Stored rows
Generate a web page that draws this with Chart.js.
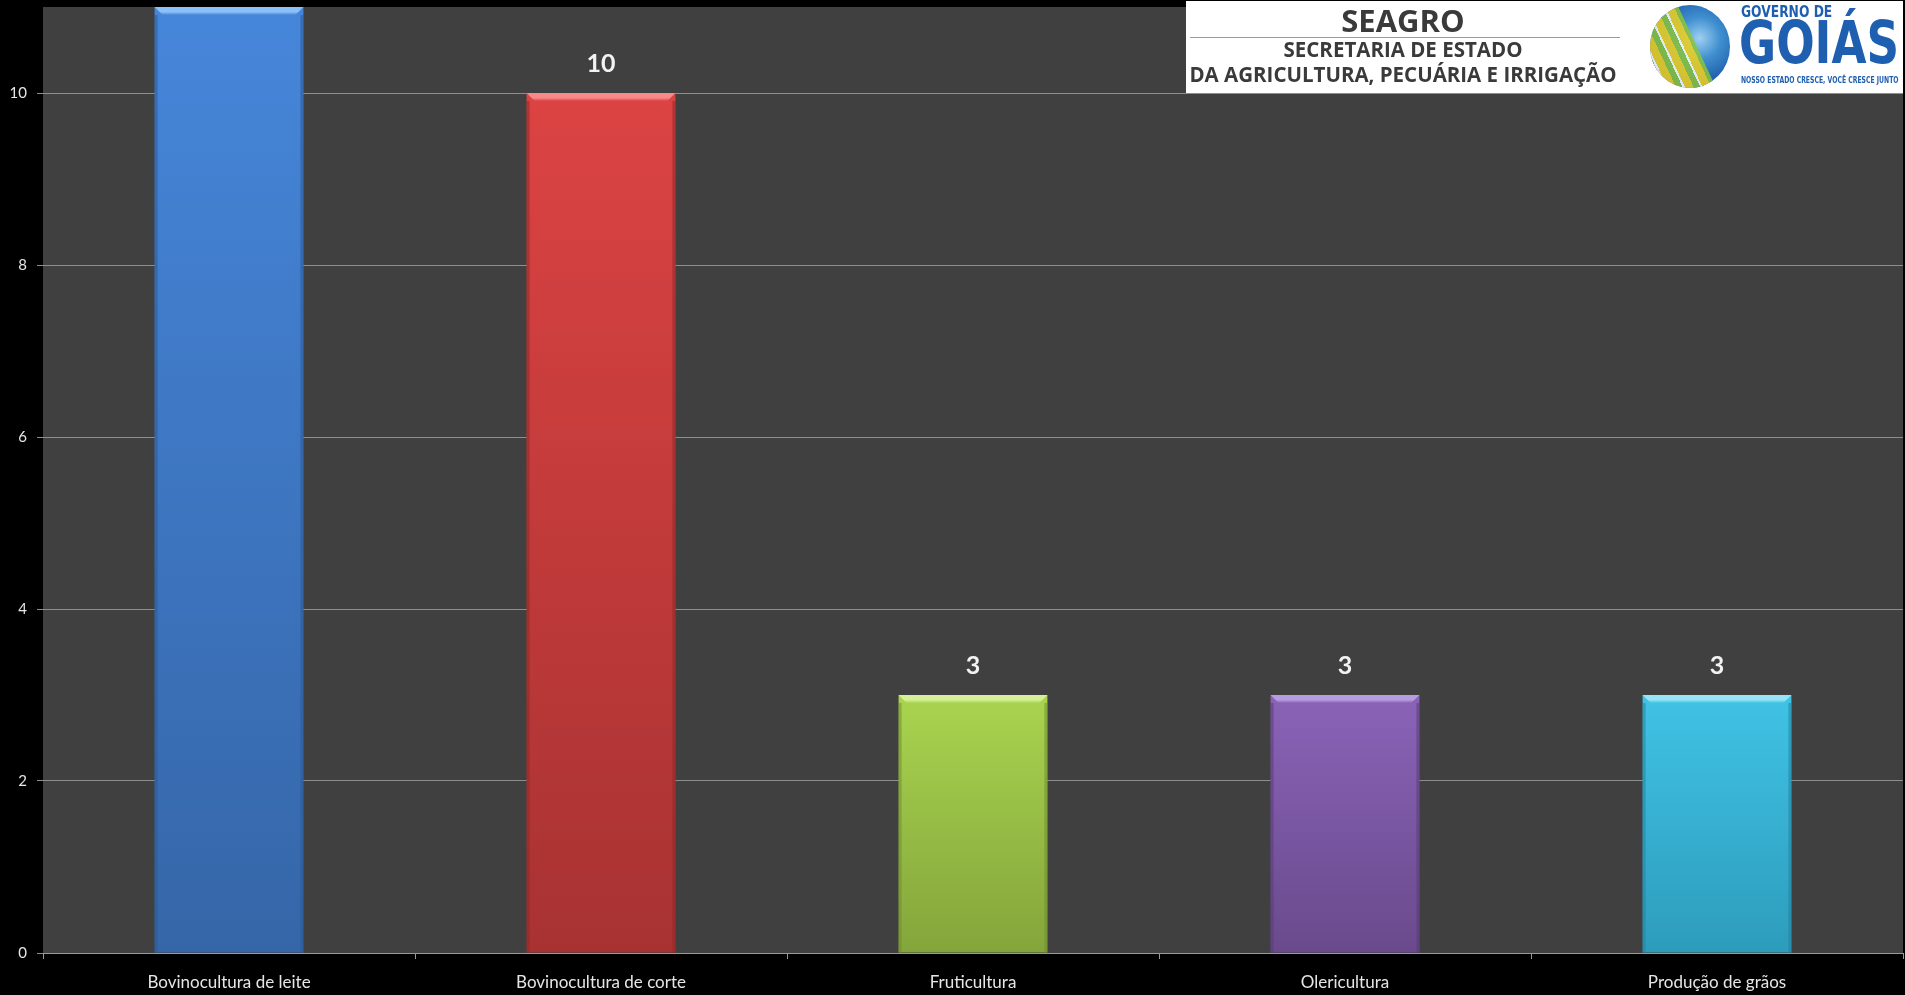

==

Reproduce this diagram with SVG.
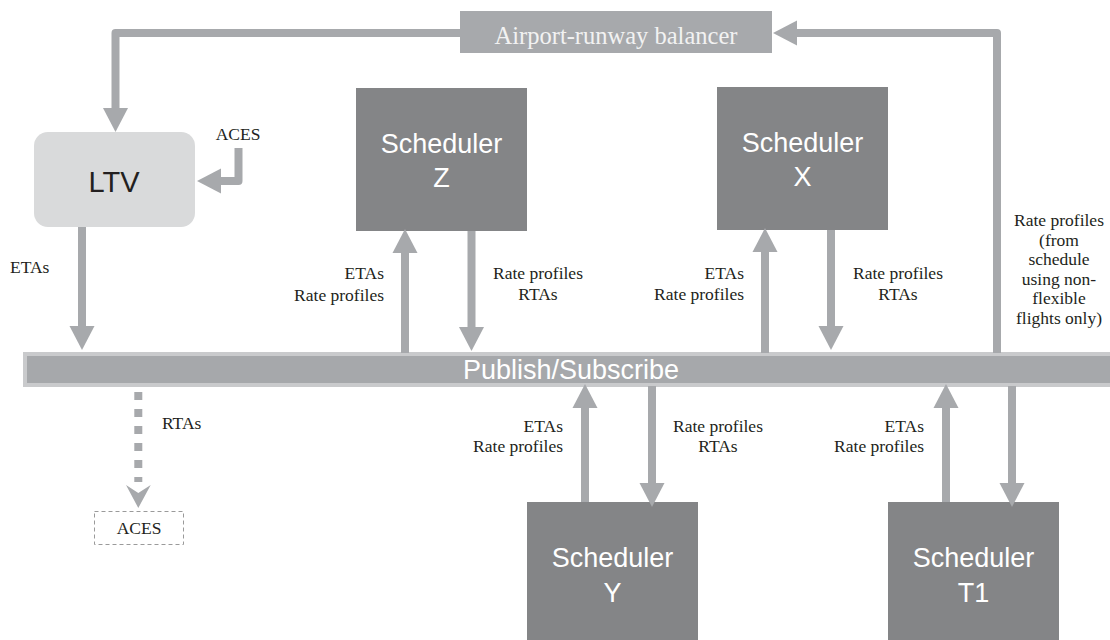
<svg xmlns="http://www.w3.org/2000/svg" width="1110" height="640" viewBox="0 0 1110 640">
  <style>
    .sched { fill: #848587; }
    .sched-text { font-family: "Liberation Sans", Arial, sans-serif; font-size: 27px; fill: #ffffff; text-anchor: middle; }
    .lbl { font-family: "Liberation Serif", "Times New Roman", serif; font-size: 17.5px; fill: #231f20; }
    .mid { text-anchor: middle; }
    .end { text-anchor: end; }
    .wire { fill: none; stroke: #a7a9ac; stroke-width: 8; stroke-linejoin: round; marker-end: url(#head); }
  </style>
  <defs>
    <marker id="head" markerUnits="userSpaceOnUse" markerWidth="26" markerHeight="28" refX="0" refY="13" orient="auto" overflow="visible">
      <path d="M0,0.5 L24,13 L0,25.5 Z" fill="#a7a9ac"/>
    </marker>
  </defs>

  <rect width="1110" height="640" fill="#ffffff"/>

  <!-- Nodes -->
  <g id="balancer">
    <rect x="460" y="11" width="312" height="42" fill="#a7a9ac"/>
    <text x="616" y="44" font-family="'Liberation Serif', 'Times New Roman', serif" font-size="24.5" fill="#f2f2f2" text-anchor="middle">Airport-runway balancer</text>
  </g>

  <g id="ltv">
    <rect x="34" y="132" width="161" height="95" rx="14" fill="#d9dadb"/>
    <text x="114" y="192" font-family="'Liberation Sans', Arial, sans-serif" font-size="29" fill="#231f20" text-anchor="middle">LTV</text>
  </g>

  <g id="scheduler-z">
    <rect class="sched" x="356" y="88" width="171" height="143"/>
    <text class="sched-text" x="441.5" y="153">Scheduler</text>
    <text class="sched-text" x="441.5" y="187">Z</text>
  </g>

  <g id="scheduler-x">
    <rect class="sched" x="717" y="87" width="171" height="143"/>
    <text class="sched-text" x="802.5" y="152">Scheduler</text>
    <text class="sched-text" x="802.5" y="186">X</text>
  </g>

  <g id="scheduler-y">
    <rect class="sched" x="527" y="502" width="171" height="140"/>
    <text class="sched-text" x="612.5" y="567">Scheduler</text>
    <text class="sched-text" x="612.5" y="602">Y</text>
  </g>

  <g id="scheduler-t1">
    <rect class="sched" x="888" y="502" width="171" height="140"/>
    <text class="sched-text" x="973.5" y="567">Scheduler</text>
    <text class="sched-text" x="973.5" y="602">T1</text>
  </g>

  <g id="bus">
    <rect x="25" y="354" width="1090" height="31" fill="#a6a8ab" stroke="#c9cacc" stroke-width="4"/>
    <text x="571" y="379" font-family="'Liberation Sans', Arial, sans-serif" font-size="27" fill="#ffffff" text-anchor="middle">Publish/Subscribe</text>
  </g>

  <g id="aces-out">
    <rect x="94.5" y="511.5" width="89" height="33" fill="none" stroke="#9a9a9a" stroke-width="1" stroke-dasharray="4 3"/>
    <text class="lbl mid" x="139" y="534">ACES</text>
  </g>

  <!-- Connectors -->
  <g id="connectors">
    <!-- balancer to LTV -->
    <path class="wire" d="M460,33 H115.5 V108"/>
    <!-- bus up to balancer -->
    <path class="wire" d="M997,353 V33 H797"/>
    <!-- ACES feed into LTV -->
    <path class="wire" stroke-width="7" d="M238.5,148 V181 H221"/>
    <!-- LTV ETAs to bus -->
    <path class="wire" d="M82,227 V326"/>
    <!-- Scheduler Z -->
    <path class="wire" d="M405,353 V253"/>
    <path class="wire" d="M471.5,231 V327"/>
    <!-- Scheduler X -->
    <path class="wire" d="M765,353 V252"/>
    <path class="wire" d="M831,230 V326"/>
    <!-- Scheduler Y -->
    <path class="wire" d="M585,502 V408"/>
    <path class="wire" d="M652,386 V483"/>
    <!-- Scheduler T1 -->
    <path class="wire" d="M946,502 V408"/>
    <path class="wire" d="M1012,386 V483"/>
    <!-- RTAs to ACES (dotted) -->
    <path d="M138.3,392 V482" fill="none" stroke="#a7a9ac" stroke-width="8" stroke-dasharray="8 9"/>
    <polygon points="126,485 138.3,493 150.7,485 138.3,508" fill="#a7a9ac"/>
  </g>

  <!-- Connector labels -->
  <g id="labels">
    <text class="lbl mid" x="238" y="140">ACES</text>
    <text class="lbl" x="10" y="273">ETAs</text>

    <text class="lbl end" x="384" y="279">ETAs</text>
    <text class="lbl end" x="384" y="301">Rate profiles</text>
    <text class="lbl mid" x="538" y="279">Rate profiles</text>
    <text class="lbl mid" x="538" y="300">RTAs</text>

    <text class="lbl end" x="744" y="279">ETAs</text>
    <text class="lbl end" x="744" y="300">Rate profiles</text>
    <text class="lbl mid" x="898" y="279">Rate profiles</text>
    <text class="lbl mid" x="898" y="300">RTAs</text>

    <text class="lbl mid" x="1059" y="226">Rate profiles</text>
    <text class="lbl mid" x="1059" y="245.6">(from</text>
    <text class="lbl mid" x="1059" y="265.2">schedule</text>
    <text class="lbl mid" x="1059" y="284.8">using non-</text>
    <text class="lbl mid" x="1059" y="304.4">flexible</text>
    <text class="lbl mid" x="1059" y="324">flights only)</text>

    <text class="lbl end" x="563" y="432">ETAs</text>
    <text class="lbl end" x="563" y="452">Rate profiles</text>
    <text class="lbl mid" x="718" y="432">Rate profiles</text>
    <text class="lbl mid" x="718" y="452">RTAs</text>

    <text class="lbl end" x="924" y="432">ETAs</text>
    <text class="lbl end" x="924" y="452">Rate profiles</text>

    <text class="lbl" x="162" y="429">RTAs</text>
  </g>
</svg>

...

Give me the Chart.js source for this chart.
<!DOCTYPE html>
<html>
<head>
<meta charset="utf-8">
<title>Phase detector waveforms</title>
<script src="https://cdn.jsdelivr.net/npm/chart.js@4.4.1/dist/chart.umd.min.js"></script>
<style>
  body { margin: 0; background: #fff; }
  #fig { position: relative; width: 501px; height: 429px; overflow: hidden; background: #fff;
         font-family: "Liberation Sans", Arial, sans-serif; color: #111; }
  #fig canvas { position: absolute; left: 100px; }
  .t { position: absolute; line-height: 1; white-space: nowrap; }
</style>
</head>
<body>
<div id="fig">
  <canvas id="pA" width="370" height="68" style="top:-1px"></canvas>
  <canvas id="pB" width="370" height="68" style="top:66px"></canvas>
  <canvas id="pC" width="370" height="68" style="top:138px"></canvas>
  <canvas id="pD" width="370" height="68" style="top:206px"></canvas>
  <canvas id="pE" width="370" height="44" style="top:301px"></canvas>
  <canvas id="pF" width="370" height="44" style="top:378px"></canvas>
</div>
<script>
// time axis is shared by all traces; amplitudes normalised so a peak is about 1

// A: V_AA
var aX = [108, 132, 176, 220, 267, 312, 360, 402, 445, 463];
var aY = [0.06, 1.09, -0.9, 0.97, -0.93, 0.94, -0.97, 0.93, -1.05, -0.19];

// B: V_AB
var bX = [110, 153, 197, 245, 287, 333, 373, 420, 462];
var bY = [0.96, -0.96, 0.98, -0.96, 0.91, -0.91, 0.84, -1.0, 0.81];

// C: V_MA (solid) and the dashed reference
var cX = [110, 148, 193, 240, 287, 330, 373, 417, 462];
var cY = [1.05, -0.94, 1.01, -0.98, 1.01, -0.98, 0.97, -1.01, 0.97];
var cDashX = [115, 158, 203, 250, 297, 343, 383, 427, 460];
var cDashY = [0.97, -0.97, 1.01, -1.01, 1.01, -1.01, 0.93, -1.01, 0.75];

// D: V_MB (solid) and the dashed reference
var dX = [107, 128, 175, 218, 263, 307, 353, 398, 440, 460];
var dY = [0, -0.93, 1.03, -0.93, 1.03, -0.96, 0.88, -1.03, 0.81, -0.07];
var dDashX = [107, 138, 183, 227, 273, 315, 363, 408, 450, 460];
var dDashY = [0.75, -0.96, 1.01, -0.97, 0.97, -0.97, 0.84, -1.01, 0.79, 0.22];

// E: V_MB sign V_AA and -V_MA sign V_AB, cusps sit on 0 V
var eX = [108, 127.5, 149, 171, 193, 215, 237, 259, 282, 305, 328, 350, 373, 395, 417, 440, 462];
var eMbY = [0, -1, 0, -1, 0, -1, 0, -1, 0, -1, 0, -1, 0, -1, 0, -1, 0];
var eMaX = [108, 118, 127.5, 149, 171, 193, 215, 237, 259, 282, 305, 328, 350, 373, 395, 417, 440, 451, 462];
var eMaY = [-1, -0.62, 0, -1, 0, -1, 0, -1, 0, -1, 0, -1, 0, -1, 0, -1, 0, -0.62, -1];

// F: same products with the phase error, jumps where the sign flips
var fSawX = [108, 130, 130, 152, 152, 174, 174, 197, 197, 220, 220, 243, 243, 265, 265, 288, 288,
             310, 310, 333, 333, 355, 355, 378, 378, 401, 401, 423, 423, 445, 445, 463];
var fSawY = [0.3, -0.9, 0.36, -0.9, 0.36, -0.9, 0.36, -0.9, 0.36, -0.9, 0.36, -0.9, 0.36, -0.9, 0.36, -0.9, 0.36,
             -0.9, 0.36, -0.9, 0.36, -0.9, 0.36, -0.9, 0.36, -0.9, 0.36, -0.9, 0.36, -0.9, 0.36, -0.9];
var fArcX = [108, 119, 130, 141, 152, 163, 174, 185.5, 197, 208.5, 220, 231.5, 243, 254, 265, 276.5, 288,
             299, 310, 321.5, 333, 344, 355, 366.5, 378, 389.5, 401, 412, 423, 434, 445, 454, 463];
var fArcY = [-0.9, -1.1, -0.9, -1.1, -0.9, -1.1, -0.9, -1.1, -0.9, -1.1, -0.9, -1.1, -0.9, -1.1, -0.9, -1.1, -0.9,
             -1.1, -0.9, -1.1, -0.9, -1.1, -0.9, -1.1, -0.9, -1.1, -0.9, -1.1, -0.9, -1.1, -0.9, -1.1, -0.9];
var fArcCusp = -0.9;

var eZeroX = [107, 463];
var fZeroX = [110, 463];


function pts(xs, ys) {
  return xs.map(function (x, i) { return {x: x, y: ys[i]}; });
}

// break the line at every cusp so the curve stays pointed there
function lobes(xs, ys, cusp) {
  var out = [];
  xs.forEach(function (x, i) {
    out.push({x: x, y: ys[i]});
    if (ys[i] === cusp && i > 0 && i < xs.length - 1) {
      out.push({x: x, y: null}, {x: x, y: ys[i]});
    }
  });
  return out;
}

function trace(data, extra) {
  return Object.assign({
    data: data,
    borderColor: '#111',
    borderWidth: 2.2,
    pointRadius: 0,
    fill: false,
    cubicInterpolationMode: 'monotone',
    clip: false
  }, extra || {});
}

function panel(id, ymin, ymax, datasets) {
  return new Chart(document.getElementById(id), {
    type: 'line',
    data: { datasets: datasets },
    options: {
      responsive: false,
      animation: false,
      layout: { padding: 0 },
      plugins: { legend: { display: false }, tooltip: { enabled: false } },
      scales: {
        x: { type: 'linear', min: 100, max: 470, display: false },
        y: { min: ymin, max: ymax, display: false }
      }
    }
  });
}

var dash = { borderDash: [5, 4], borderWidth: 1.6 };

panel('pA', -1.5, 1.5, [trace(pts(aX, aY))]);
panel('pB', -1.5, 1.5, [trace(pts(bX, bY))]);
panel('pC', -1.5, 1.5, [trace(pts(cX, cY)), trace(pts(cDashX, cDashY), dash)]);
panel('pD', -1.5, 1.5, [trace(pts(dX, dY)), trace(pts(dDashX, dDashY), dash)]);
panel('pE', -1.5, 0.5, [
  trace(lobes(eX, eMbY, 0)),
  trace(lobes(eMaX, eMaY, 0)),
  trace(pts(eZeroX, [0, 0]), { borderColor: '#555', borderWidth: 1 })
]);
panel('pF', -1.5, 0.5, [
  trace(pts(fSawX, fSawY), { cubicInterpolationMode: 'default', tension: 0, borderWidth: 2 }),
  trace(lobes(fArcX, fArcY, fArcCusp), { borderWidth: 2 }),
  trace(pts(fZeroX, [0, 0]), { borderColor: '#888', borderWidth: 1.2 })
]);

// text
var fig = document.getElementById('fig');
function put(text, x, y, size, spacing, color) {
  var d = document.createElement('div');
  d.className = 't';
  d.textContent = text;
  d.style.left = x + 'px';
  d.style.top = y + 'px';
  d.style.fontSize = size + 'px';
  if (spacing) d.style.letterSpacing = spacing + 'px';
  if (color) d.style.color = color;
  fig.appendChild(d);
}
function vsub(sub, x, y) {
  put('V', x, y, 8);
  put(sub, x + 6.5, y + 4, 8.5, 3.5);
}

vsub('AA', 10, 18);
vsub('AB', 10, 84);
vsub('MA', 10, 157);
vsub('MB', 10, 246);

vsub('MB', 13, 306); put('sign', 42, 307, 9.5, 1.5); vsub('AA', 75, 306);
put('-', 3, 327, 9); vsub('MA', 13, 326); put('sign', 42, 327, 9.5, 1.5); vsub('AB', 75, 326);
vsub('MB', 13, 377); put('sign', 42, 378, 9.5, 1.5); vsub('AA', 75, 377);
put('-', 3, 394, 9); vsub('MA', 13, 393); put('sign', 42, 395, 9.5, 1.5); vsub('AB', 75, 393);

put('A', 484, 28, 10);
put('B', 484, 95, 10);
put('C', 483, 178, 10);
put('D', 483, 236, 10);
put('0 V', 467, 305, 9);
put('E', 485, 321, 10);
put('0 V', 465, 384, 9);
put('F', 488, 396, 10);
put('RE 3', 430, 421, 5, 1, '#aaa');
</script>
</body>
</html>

Requirement
Repeat, exactly as they stand above, the lines from the line with "Give me the Chart.js source for this chart." to the line with "0.84, -1.0, 0.81];", both lines included.

Answer to the problem
Give me the Chart.js source for this chart.
<!DOCTYPE html>
<html>
<head>
<meta charset="utf-8">
<title>Phase detector waveforms</title>
<script src="https://cdn.jsdelivr.net/npm/chart.js@4.4.1/dist/chart.umd.min.js"></script>
<style>
  body { margin: 0; background: #fff; }
  #fig { position: relative; width: 501px; height: 429px; overflow: hidden; background: #fff;
         font-family: "Liberation Sans", Arial, sans-serif; color: #111; }
  #fig canvas { position: absolute; left: 100px; }
  .t { position: absolute; line-height: 1; white-space: nowrap; }
</style>
</head>
<body>
<div id="fig">
  <canvas id="pA" width="370" height="68" style="top:-1px"></canvas>
  <canvas id="pB" width="370" height="68" style="top:66px"></canvas>
  <canvas id="pC" width="370" height="68" style="top:138px"></canvas>
  <canvas id="pD" width="370" height="68" style="top:206px"></canvas>
  <canvas id="pE" width="370" height="44" style="top:301px"></canvas>
  <canvas id="pF" width="370" height="44" style="top:378px"></canvas>
</div>
<script>
// time axis is shared by all traces; amplitudes normalised so a peak is about 1

// A: V_AA
var aX = [108, 132, 176, 220, 267, 312, 360, 402, 445, 463];
var aY = [0.06, 1.09, -0.9, 0.97, -0.93, 0.94, -0.97, 0.93, -1.05, -0.19];

// B: V_AB
var bX = [110, 153, 197, 245, 287, 333, 373, 420, 462];
var bY = [0.96, -0.96, 0.98, -0.96, 0.91, -0.91, 0.84, -1.0, 0.81];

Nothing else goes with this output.